If you work for one, be honest. They can tell when you’re pretending things are fine. Don’t expect them to micromanage. They want to see you take ownership. The more you invest in learning, the more they’ll invest in you.

The Communicator

If leadership had a voice, it would sound like them. These people can turn a vague idea into something everyone suddenly understands and actually wants to rally behind. They’re storytellers at heart. They make strategy sound exciting, connect dots across teams, and can calm a room just by explaining what’s happening. When things go wrong, they’re the bridge between chaos and clarity. You’ve probably seen them in action during an all-hands or a crisis meeting. This is the person who somehow makes everyone feel like, “Okay, we’ve got this.”

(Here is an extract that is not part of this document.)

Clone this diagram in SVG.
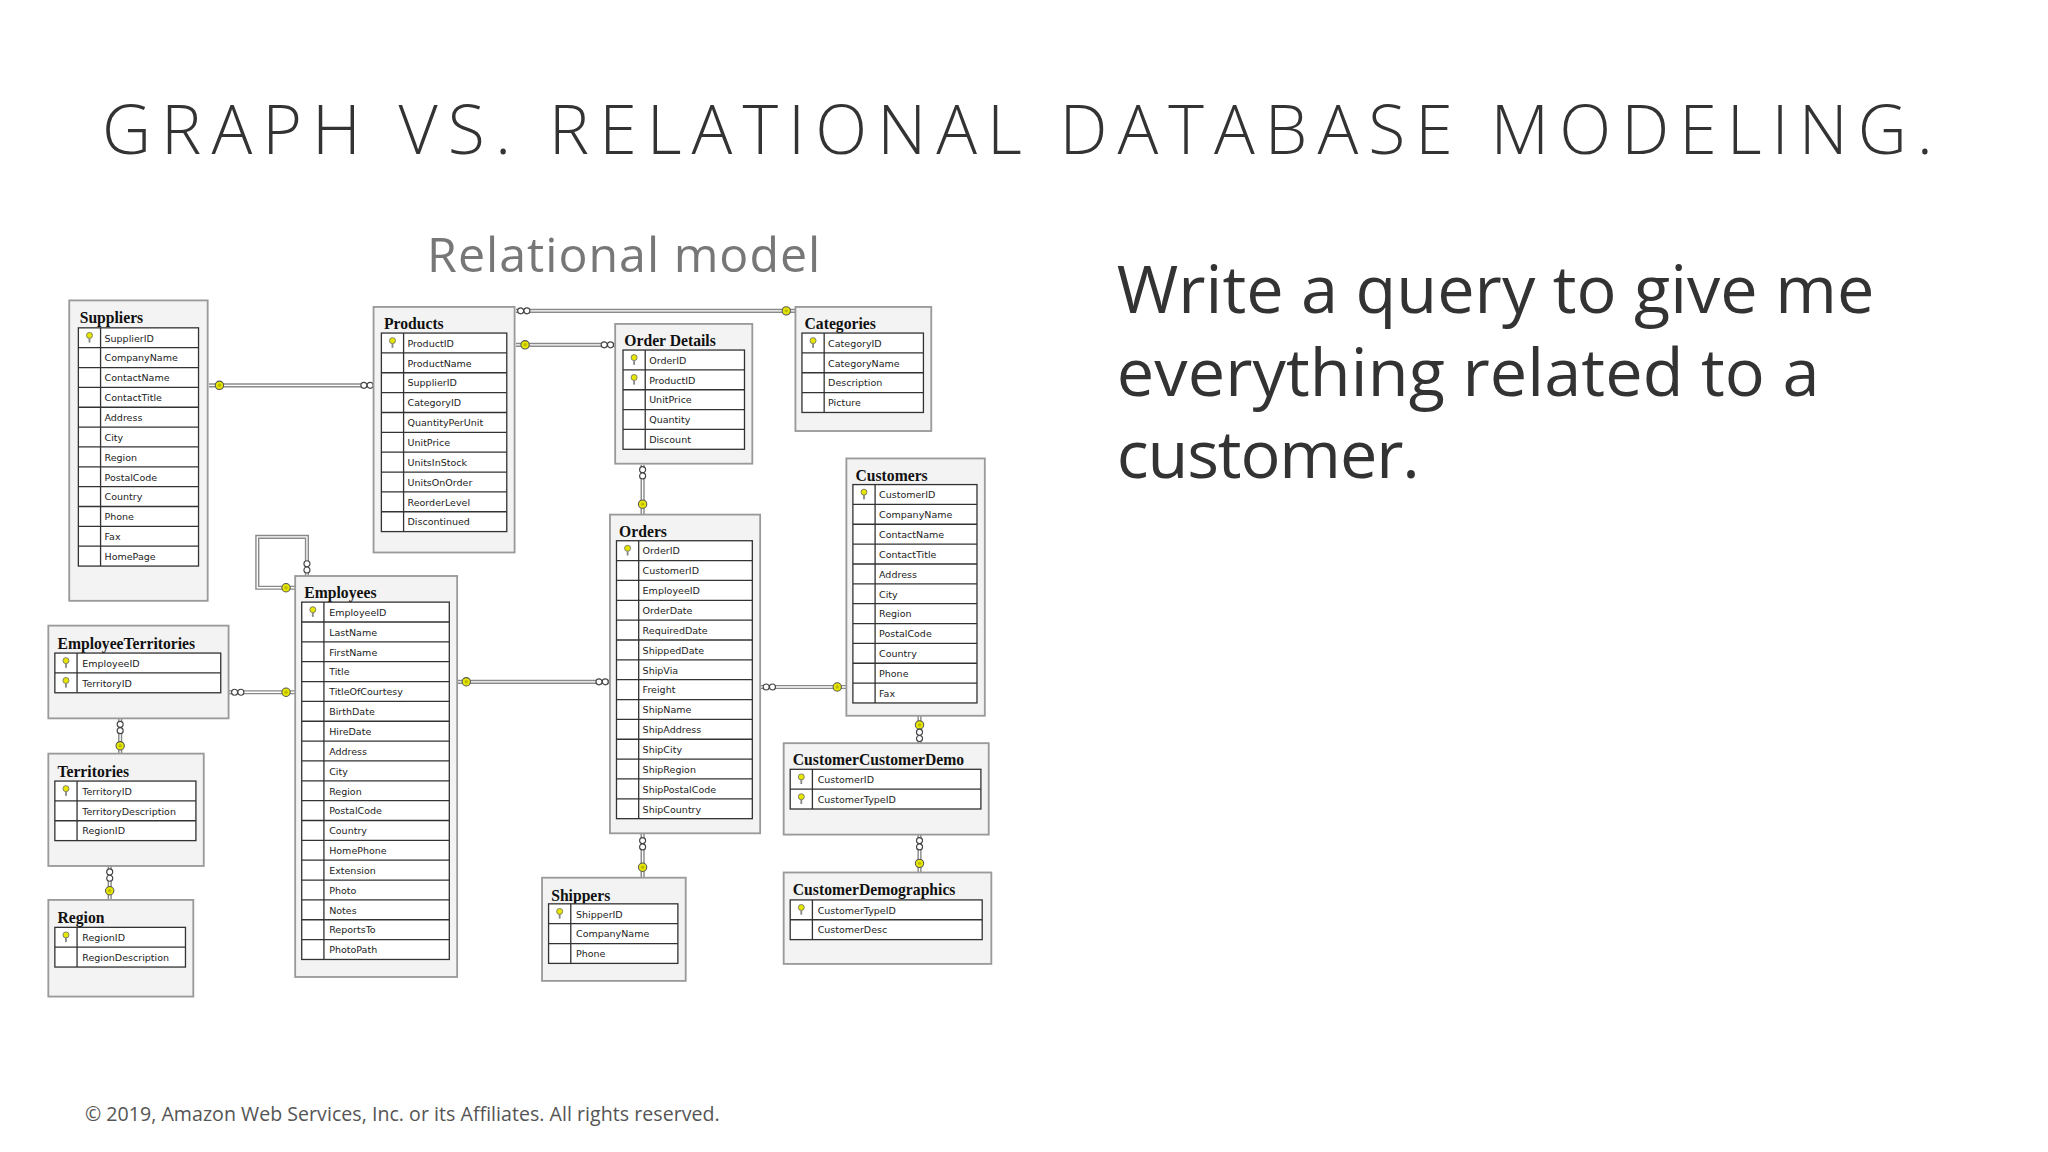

Communicators translate between engineers and executives, between vision and execution, between people who would otherwise never understand each other. If you work for one, keep them in the loop. They thrive on context. They want the full picture so they can tell the right story. And if you ever need your work to be noticed, they’re the best ally you can have. They’ll make sure the right people hear about it.

All in All

It’s hard to put anyone into one box. Most leaders are a mix, a strategist in planning, a builder in execution, a coach on good days, and a processor when everything catches fire. The point isn’t to label people; it’s to understand them. Once you see how they operate, you can work with them better  or lead them better. And maybe, if you’re honest, you’ll see pieces of yourself in more than one archetype too.